## Begin DATA SHOWN
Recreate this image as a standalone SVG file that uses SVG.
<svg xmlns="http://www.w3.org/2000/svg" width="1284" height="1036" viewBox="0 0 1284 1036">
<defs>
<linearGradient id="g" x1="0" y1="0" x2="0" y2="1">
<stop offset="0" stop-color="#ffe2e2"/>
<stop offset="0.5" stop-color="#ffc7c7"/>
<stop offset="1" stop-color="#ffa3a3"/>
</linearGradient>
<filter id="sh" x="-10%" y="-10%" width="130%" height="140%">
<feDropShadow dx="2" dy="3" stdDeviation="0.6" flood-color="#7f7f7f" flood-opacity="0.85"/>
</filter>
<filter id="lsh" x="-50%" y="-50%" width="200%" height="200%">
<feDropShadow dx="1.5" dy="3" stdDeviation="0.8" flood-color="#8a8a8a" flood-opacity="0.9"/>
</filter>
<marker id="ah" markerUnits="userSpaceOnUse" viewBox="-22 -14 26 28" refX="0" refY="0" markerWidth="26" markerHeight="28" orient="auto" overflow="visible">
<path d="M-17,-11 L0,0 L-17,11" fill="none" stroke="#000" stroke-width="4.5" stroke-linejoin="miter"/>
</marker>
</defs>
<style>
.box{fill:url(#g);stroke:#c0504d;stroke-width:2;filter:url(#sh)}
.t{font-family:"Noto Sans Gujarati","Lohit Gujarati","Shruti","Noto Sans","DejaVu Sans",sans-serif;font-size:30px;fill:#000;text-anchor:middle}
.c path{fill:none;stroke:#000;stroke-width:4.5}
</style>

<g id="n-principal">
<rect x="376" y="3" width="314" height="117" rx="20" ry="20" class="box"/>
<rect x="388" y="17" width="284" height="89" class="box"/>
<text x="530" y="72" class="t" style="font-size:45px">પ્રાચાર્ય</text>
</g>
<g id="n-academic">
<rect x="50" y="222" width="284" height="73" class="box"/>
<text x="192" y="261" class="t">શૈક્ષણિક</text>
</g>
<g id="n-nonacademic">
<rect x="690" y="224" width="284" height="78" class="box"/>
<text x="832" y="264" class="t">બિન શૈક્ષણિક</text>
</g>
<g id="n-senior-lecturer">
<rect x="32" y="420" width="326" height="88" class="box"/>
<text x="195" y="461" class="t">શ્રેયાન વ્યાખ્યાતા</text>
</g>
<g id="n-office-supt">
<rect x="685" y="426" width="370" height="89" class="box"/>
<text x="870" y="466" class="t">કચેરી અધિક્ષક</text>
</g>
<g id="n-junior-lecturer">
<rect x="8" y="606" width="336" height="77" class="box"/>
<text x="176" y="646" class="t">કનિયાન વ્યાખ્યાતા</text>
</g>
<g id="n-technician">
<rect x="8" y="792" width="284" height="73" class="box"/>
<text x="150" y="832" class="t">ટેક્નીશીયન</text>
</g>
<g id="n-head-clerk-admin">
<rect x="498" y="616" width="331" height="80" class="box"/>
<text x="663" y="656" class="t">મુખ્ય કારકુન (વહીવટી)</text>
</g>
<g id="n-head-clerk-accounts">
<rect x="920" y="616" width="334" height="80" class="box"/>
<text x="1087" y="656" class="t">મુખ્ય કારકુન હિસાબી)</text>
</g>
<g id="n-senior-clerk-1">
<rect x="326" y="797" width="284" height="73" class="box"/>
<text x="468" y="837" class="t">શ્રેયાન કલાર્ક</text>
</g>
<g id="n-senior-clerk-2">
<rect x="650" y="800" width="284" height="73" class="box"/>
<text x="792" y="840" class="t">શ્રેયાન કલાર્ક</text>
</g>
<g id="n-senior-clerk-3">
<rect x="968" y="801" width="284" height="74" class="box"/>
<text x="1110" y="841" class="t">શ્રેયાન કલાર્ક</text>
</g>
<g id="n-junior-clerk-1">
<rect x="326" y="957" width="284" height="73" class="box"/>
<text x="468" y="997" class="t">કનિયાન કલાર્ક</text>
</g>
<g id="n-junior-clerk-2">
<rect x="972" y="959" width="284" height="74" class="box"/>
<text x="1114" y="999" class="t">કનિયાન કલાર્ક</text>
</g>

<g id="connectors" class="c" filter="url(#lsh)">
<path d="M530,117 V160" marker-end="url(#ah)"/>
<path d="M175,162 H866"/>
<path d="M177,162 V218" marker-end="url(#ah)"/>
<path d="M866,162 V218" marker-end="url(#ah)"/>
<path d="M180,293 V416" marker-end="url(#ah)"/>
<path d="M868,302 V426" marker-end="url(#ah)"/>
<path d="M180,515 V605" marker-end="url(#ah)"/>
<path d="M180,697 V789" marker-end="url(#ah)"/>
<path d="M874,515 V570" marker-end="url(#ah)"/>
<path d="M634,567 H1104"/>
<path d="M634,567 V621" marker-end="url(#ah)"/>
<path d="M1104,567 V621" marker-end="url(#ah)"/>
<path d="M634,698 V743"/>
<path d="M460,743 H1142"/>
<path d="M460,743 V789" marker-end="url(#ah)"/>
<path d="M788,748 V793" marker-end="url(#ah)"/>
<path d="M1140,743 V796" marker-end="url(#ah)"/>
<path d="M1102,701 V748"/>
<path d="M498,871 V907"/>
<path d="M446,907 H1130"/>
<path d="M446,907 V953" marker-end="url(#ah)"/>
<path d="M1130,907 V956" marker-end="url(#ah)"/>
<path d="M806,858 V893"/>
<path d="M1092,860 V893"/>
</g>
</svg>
## End DATA SHOWN
## Begin DATA SHOWN
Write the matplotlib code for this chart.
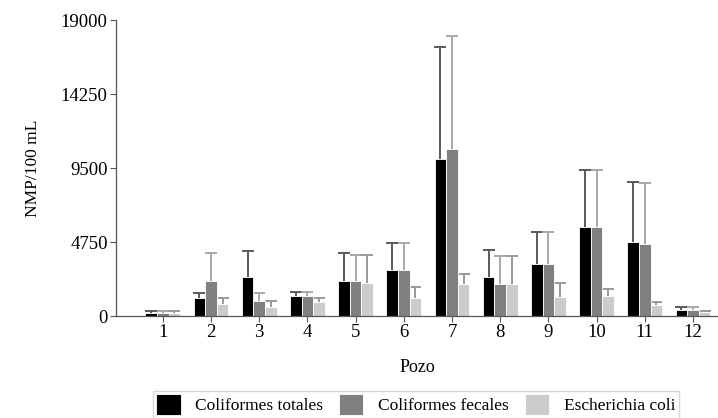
## End DATA SHOWN
- [GIVEN PROBLEM]: Provide only the count of lines in the data above that include the string "this".

- [FINISHED ANSWER]: 2